Now, in spite of that recession three years ago and the Arab bogeyman two years ago, the big exodus starts on Thursday around noon. This does not leave Friday any less turbulent than it used to be. Simply, more people have more cars and more shacks, pads, cottages to retreat to.
I'm trying hard not to moralise about this trend towards the three-and-a-half day summer weekend but, sharp as an arrowhead, there comes into my mind the memory not of a summer but a winter weekend and, my goodness, it's been 36 years ago, the December weekend of Pearl Harbor, when bang into the sound of the New York Philharmonic tuning up for its Sunday afternoon radio concert came a frantic, piping little voice saying, 'The Japanese have bombed Pearl Harbor'.
To be absolutely frank, even war correspondents, and a member of the British War Supply Council I was spending a Washington weekend with, we really had to scramble through the maps in our minds to decide where Pearl Harbor was. And I remember this man saying, 'If it's where I think it is, to quote Groucho, "This means war".' We thought that a pretty funny line and laughed till the simple truth wiped the grin from our faces and within the half hour we were both in the press room of the White House.
I was there on my boss's White House pass because he'd gone off for a weekend in Maryland and I was, as we jokingly used to say, 'holding the barricades'. He was a character, the like of which has not appeared in Washington since he died. He was the chief Washington correspondent of 'The' Times and I commuted between New York and Washington as second string to him and the New York man. His name was Bill Lewis, more formally Sir Wilmott Lewis, and in late 1941 he was still more than less of a bridegroom. He'd been married for, I don't know whether it was third or fourth time – say third – for not much more than two years. He must then have been about 70. We never did know his age. I attended three separate 70th birthday parties in different years.

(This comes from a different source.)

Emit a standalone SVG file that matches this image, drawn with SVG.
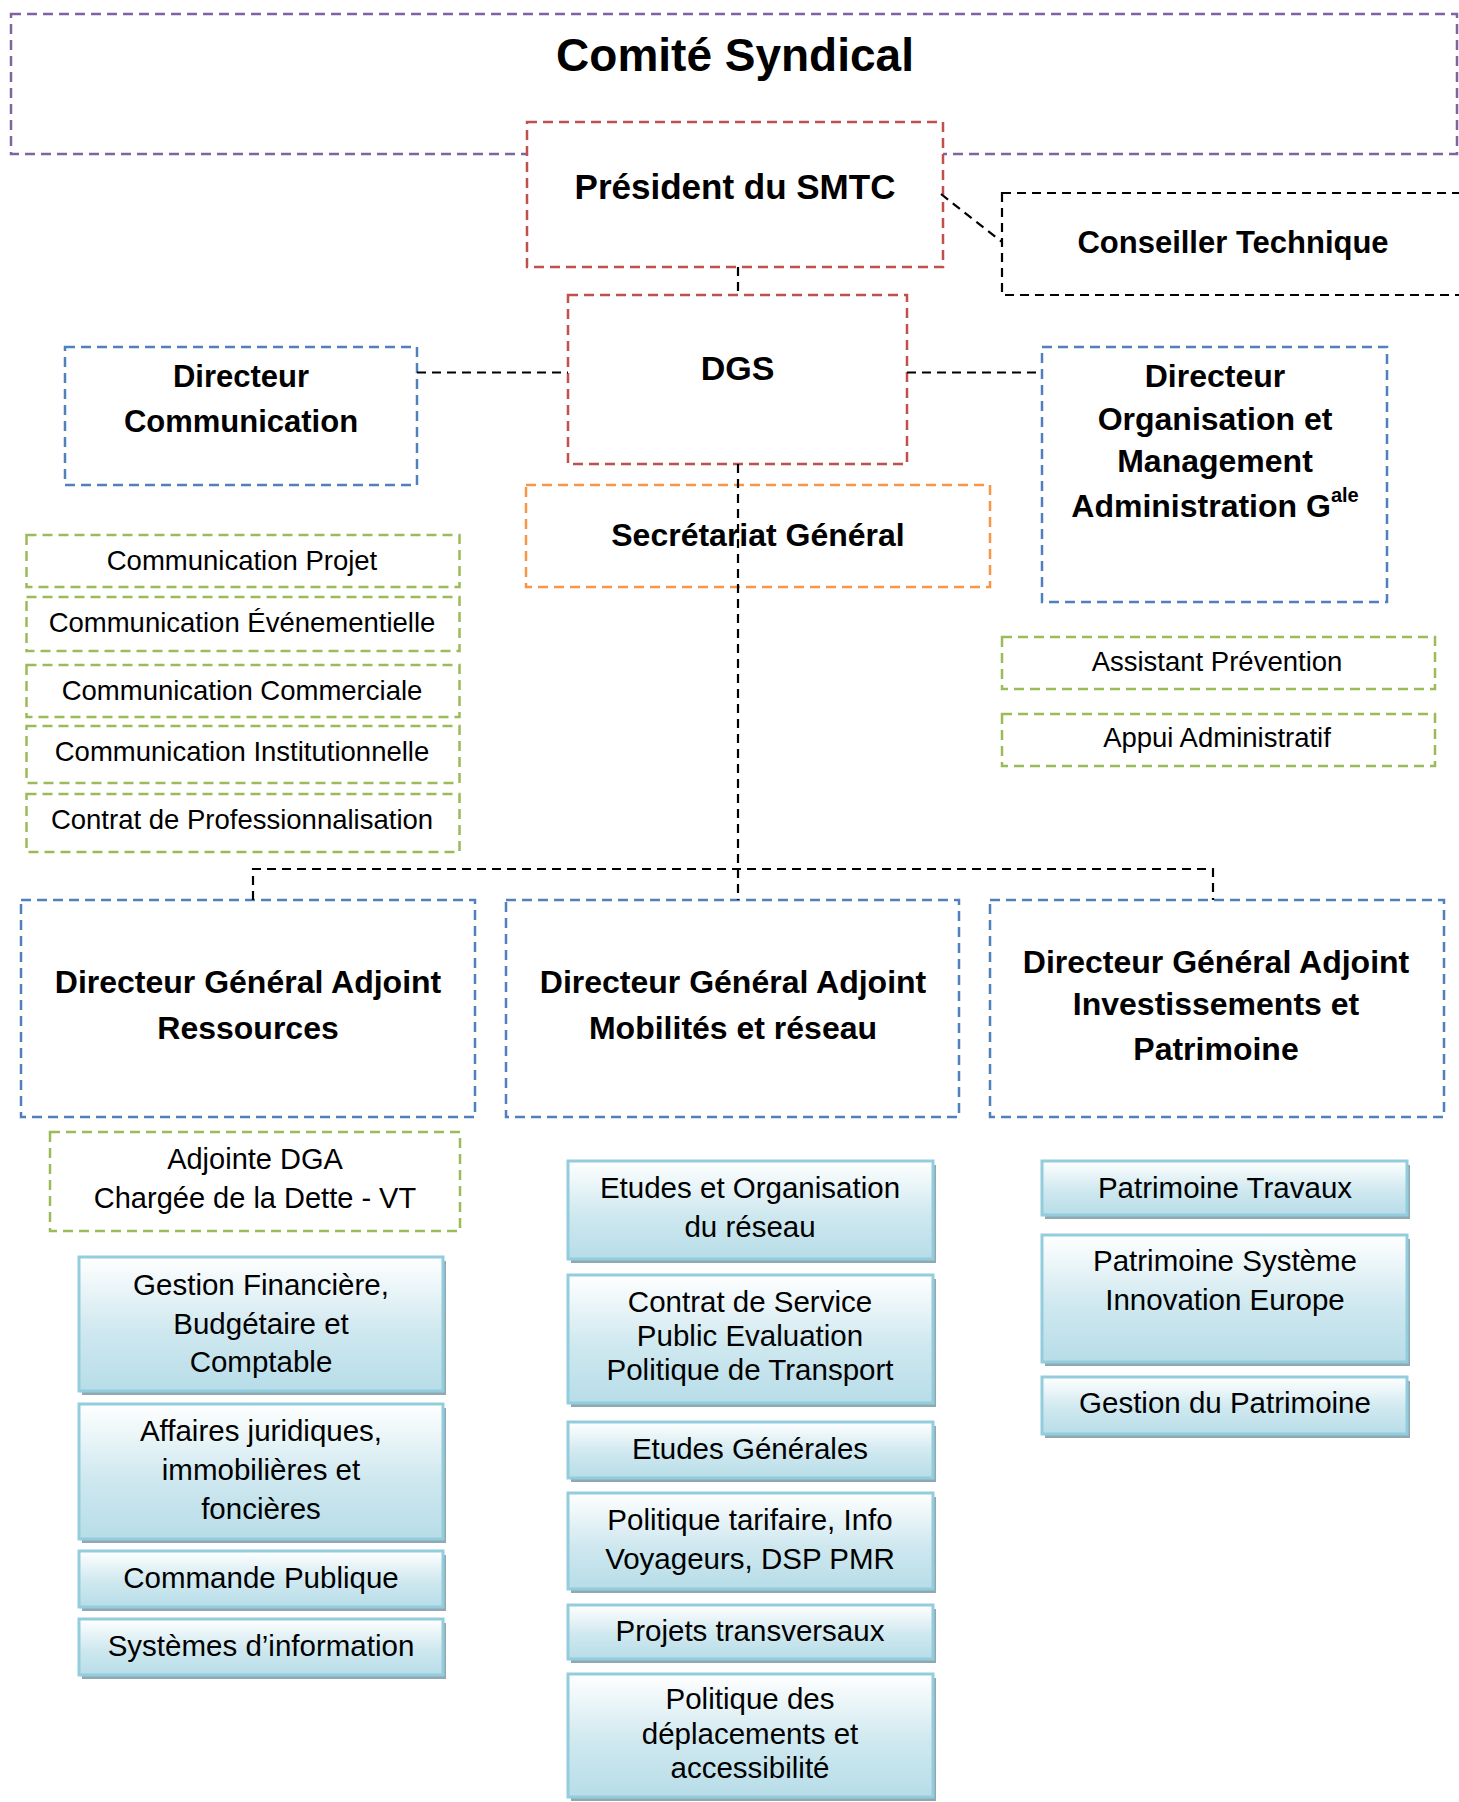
<svg xmlns="http://www.w3.org/2000/svg" width="1459" height="1802" viewBox="0 0 1459 1802">
<defs>
<linearGradient id="gb" x1="0" y1="0" x2="0" y2="1">
<stop offset="0" stop-color="#FFFFFF"/>
<stop offset="0.55" stop-color="#CFE8EF"/>
<stop offset="1" stop-color="#B7DDE8"/>
</linearGradient>
<style>
.d{fill:#FFFFFF;stroke-width:2.5;stroke-dasharray:10 6}
.pu{stroke:#8064A2}.rd{stroke:#C0504D}.bl{stroke:#4F81BD}.gr{stroke:#9BBB59}.or{stroke:#F79646}.bk{stroke:#000000;stroke-width:2.2;stroke-dasharray:9 6}
.sh{fill:#8FA8B1}
.gx{fill:url(#gb);stroke:#93CDDD;stroke-width:3}
.conn{fill:none;stroke:#000000;stroke-width:2.2;stroke-dasharray:9 6}
text{font-family:"Liberation Sans",Arial,sans-serif;fill:#000000;text-anchor:middle}
.b{font-weight:bold}
.r{font-size:27.5px}
.s{font-size:29.5px}
</style>
</defs>

<g id="comite">
<rect class="d pu" x="11" y="14" width="1446" height="140"/>
<text class="b" x="735" y="71" font-size="46">Comité Syndical</text>
</g>

<g id="president">
<rect class="d rd" x="527" y="122" width="416" height="145"/>
<text class="b" x="735" y="199" font-size="35">Président du SMTC</text>
</g>

<g id="conseiller">
<rect class="d bk" x="1002" y="193" width="480" height="102" fill="#FFFFFF"/>
<text class="b" x="1233" y="253" font-size="31">Conseiller Technique</text>
</g>

<g id="dgs">
<rect class="d rd" x="568" y="295" width="339" height="169"/>
<text class="b" x="737.5" y="380" font-size="34">DGS</text>
</g>

<g id="dir-comm">
<rect class="d bl" x="65" y="347" width="352" height="138"/>
<text class="b" x="241" y="387" font-size="31">Directeur</text>
<text class="b" x="241" y="432" font-size="31">Communication</text>
</g>

<g id="dir-org">
<rect class="d bl" x="1042" y="347" width="345" height="255"/>
<text class="b" x="1215" y="387" font-size="32">Directeur</text>
<text class="b" x="1215" y="430" font-size="32">Organisation et</text>
<text class="b" x="1215" y="472" font-size="32">Management</text>
<text class="b" x="1215" y="517" font-size="32">Administration G<tspan font-size="20" dy="-15">ale</tspan></text>
</g>

<g id="secretariat">
<rect class="d or" x="526" y="485" width="464" height="102"/>
<text class="b" x="758" y="546" font-size="32">Secrétariat Général</text>
</g>

<g id="comm-projet">
<rect class="d gr" x="26.5" y="535" width="433" height="52"/>
<text class="r" x="242" y="570">Communication Projet</text>
</g>
<g id="comm-evenementielle">
<rect class="d gr" x="26.5" y="597" width="433" height="54"/>
<text class="r" x="242" y="632">Communication Événementielle</text>
</g>
<g id="comm-commerciale">
<rect class="d gr" x="26.5" y="665" width="433" height="52"/>
<text class="r" x="242" y="700">Communication Commerciale</text>
</g>
<g id="comm-institutionnelle">
<rect class="d gr" x="26.5" y="726" width="433" height="57"/>
<text class="r" x="242" y="761">Communication Institutionnelle</text>
</g>
<g id="contrat-pro">
<rect class="d gr" x="26.5" y="794" width="433" height="58"/>
<text class="r" x="242" y="829">Contrat de Professionnalisation</text>
</g>

<g id="assistant-prevention">
<rect class="d gr" x="1002" y="637" width="433" height="52"/>
<text class="r" x="1217" y="671">Assistant Prévention</text>
</g>
<g id="appui-administratif">
<rect class="d gr" x="1002" y="714" width="433" height="52"/>
<text class="r" x="1217" y="747">Appui Administratif</text>
</g>

<g id="dga-ressources">
<rect class="d bl" x="21" y="900" width="454" height="217"/>
<text class="b" x="248" y="993" font-size="32">Directeur Général Adjoint</text>
<text class="b" x="248" y="1039" font-size="32">Ressources</text>
</g>
<g id="dga-mobilites">
<rect class="d bl" x="506" y="900" width="453" height="217"/>
<text class="b" x="733" y="993" font-size="32">Directeur Général Adjoint</text>
<text class="b" x="733" y="1039" font-size="32">Mobilités et réseau</text>
</g>
<g id="dga-investissements">
<rect class="d bl" x="990" y="900" width="454" height="217"/>
<text class="b" x="1216" y="973" font-size="32">Directeur Général Adjoint</text>
<text class="b" x="1216" y="1015" font-size="32">Investissements et</text>
<text class="b" x="1216" y="1060" font-size="32">Patrimoine</text>
</g>

<g id="adjointe-dga">
<rect class="d gr" x="50" y="1132" width="410" height="99"/>
<text x="255" y="1169" font-size="29">Adjointe DGA</text>
<text x="255" y="1208" font-size="29">Chargée de la Dette - VT</text>
</g>

<g id="gestion-financiere">
<rect class="sh" x="82" y="1261" width="364" height="134"/>
<rect class="gx" x="79" y="1257" width="364" height="134"/>
<text class="s" x="261" y="1295">Gestion Financière,</text>
<text class="s" x="261" y="1334">Budgétaire et</text>
<text class="s" x="261" y="1372">Comptable</text>
</g>
<g id="affaires-juridiques">
<rect class="sh" x="82" y="1408" width="364" height="135"/>
<rect class="gx" x="79" y="1404" width="364" height="135"/>
<text class="s" x="261" y="1441">Affaires juridiques,</text>
<text class="s" x="261" y="1480">immobilières et</text>
<text class="s" x="261" y="1519">foncières</text>
</g>
<g id="commande-publique">
<rect class="sh" x="82" y="1555" width="364" height="56"/>
<rect class="gx" x="79" y="1551" width="364" height="56"/>
<text class="s" x="261" y="1588">Commande Publique</text>
</g>
<g id="systemes-information">
<rect class="sh" x="82" y="1623" width="364" height="56"/>
<rect class="gx" x="79" y="1619" width="364" height="56"/>
<text class="s" x="261" y="1656">Systèmes d’information</text>
</g>

<g id="etudes-organisation">
<rect class="sh" x="571" y="1165" width="365" height="98"/>
<rect class="gx" x="568" y="1161" width="365" height="98"/>
<text class="s" x="750" y="1198">Etudes et Organisation</text>
<text class="s" x="750" y="1237">du réseau</text>
</g>
<g id="contrat-service">
<rect class="sh" x="571" y="1279" width="365" height="128"/>
<rect class="gx" x="568" y="1275" width="365" height="128"/>
<text class="s" x="750" y="1312">Contrat de Service</text>
<text class="s" x="750" y="1346">Public Evaluation</text>
<text class="s" x="750" y="1380">Politique de Transport</text>
</g>
<g id="etudes-generales">
<rect class="sh" x="571" y="1426" width="365" height="56"/>
<rect class="gx" x="568" y="1422" width="365" height="56"/>
<text class="s" x="750" y="1459">Etudes Générales</text>
</g>
<g id="politique-tarifaire">
<rect class="sh" x="571" y="1497" width="365" height="96"/>
<rect class="gx" x="568" y="1493" width="365" height="96"/>
<text class="s" x="750" y="1530">Politique tarifaire, Info</text>
<text class="s" x="750" y="1569">Voyageurs, DSP PMR</text>
</g>
<g id="projets-transversaux">
<rect class="sh" x="571" y="1609" width="365" height="54"/>
<rect class="gx" x="568" y="1605" width="365" height="54"/>
<text class="s" x="750" y="1641">Projets transversaux</text>
</g>
<g id="politique-deplacements">
<rect class="sh" x="571" y="1678" width="365" height="123"/>
<rect class="gx" x="568" y="1674" width="365" height="123"/>
<text class="s" x="750" y="1709">Politique des</text>
<text class="s" x="750" y="1744">déplacements et</text>
<text class="s" x="750" y="1778">accessibilité</text>
</g>

<g id="patrimoine-travaux">
<rect class="sh" x="1045" y="1165" width="365" height="54"/>
<rect class="gx" x="1042" y="1161" width="365" height="54"/>
<text class="s" x="1225" y="1198">Patrimoine Travaux</text>
</g>
<g id="patrimoine-systeme">
<rect class="sh" x="1045" y="1239" width="365" height="127"/>
<rect class="gx" x="1042" y="1235" width="365" height="127"/>
<text class="s" x="1225" y="1271">Patrimoine Système</text>
<text class="s" x="1225" y="1310">Innovation Europe</text>
</g>
<g id="gestion-patrimoine">
<rect class="sh" x="1045" y="1381" width="365" height="57"/>
<rect class="gx" x="1042" y="1377" width="365" height="57"/>
<text class="s" x="1225" y="1413">Gestion du Patrimoine</text>
</g>

<g id="connectors">
<line class="conn" x1="941" y1="194" x2="1002" y2="242"/>
<line class="conn" x1="738" y1="267" x2="738" y2="295"/>
<line class="conn" x1="417" y1="372.5" x2="568" y2="372.5"/>
<line class="conn" x1="907" y1="372.5" x2="1042" y2="372.5"/>
<line class="conn" x1="738" y1="464" x2="738" y2="900"/>
<polyline class="conn" points="253,900 253,869 1213,869 1213,900"/>
</g>
</svg>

Well, it has nothing to do with Pearl Harbor, but I cannot resist telling you about the day of his wedding. It was just before the Nazis invaded Poland and The Times had finally decided that Hitler was probably going to have to be fought. They commissioned a film about the world service of The Times and the range of its foreign correspondents. I was asked to direct a small section that took in our man in Washington. We shot him at his typewriter in his little office in the national press building. It was a fiendishly hot day. There was no air conditioning in those days and to kill the sound of people walking along the corridor we had to baffle the transom above his door. So it must have been 100-odd degrees in there.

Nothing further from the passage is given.